Насколько можно судить по этим черновым главам, могучая сила гоголевского реализма не была здесь сломлена. Мы встречаем на этих страницах ряд образов, очерченных с присущим Гоголю реалистическим мастерством и сатирическим темпераментом. Таков, например, Петр Петрович Петух — «барин старого покроя», неугомонный весельчак, любитель покушать и весьма «угостительный», по словам Селифана, человек, ближайший родственник помещиков из первого тома. Таков Хлобуев — изнывающий в праздном безделье помещик, разоривший свое хозяйство, опутанный долгами и доведший до отчаяния своих крепостных крестьян. Интересен также образ полковника Кошкарева. Черствая, канцелярская душа, фанатик «бумажного производства», он представлял собой яркую сатиру на бюрократические порядки в России.
Но Гоголь не ограничился этими образами. Во втором томе «Мертвых душ» он задумал изобразить ряд «положительных» героев, воплощающих, по мысли автора, здоровое начало русской национальной жизни. Он страстно искал выхода из сложных лабиринтов современной действительности, из трагической ее путаницы.
Обещанный в конце первого тома «Мертвых душ» некий муж, «одаренный божескими доблестями», явился во втором томе в образе Константина Федоровича Костанжогло, «идеального» помещика, заботящегося не только о доходах, но и о благе своих мужиков.
Образ Костанжогло явился серьезной неудачей Гоголя. Попытка облечь в художественную форму реакционную идею не могла закончиться ничем иным, кроме поражения.
Не менее фальшивым вышел и другой образ — Афанасий Васильевич Муразов, очень богатый купец «из мужиков», владелец винных откупов, накопивший миллионное состояние якобы «самым безукоризненным путем и самыми справедливыми средствами». Муразов изображен человеком высокого нравственного чувства, и получился он надуманным, лишенным каких бы то ни было жизненных черт христианским праведником. И кажется непостижимым, что такой зоркий художник, как Гоголь, не сумел разглядеть истинную сущность своего героя. Случилось так: то, что он разоблачил в Чичикове, он благословил в Муразове.

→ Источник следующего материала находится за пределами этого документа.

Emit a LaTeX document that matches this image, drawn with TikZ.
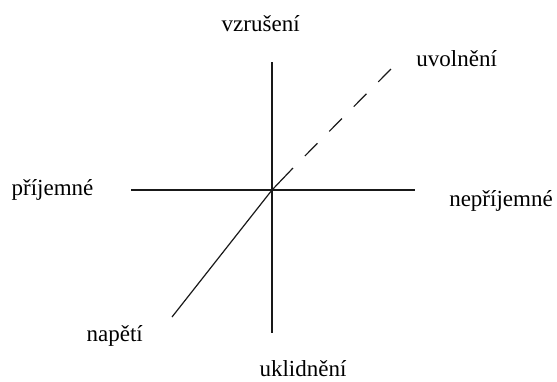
\documentclass[tikz,border=0pt]{standalone}
\usepackage{fontspec}
\setmainfont{Liberation Serif}
\usepackage{tikz}

\begin{document}
\begin{tikzpicture}[
  x=1pt, y=-1pt,
  lbl/.style={font=\fontsize{23}{27}\selectfont, anchor=base, inner sep=0pt},
  axis/.style={line width=1.2pt, black!90},
  dashaxis/.style={axis, dash pattern=on 18pt off 16.8pt, dash phase=18pt},
]
  \useasboundingbox (0,0) rectangle (557,381);

  % axes
  \coordinate (top)    at (272,62);
  \coordinate (bottom) at (272,333);
  \coordinate (left)   at (131,190);
  \coordinate (right)  at (415,190);
  \coordinate (o)      at (272,190);
  \coordinate (tenseend) at (172,317);
  \coordinate (bend)   at (293,168);
  \coordinate (relaxend) at (391,69);

  \node[lbl] (arousal)  at (260.7,31.7)  {vzrušení};
  \node[lbl] (relax)    at (456.7,66.7)  {uvolnění};
  \node[lbl] (pleasant) at (52.5,195)    {příjemné};
  \node[lbl] (unpleas)  at (501,206.7)   {nepříjemné};
  \node[lbl] (tension)  at (114.7,341.7) {napětí};
  \node[lbl] (calm)     at (303,376.7)   {uklidnění};

  \draw[axis] (top) -- (bottom);
  \draw[axis] (left) -- (right);
  \draw[axis] (tenseend) -- (o) -- (bend);
  \draw[dashaxis] (bend) -- (relaxend);
\end{tikzpicture}
\end{document}
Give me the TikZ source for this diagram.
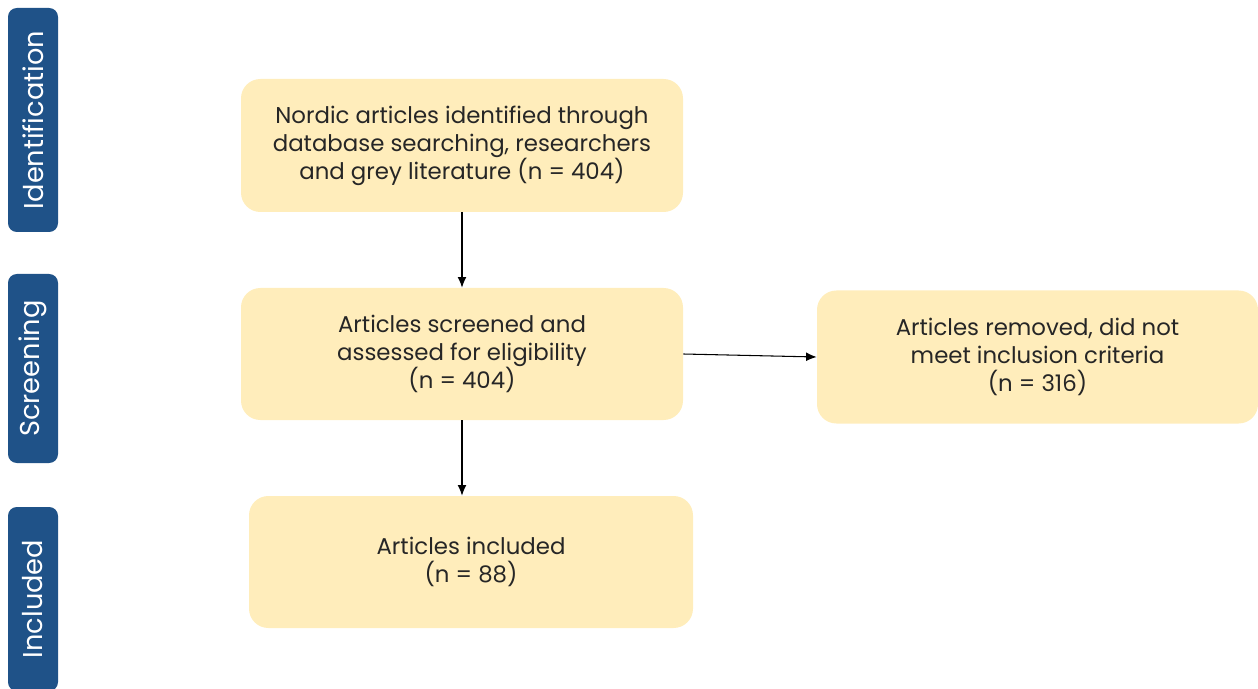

Важное место во втором томе занимает наш старый знакомый Павел Иванович Чичиков. Вначале герой продолжает еще свою карьеру приобретателя. Но неожиданно разразилась катастрофа. Чичиков был изобличен в составлении подложного завещания. Его арестовали. Он лишился своей заветной шкатулки с деньгами и оказался в «промозглом сыром чулане». Все, что он в течение своей жизни сооружал, внезапно рухнуло. Чичиков стал жалок и нищ. В этот момент к нему является Муразов. Он призывает Чичикова порвать с прошлым и зажить по-новому: «Проснитесь, еще не поздно, есть еще время…» Муразов помог Чичикову выйти на свободу. Чичиков уезжает из города, размышляя: «Муразов прав… пора на другую дорогу».
Так начинается процесс мнимого очищения Чичикова. Его нравственное «возрождение» должно было, вероятно, состояться в третьей части «Мертвых душ». Но о ней мы, в сущности, ничего достоверного не знаем.
Изображение русской действительности в первом томе «Мертвых душ» представлялось Гоголю неполным, односторонним. Он считал необходимым раскрыть и положительное начало в этой действительности. Но каково оно и где его искать — Гоголь не знал, а это неотвратимо толкало его на путь «фальшивой идеализации» жизни.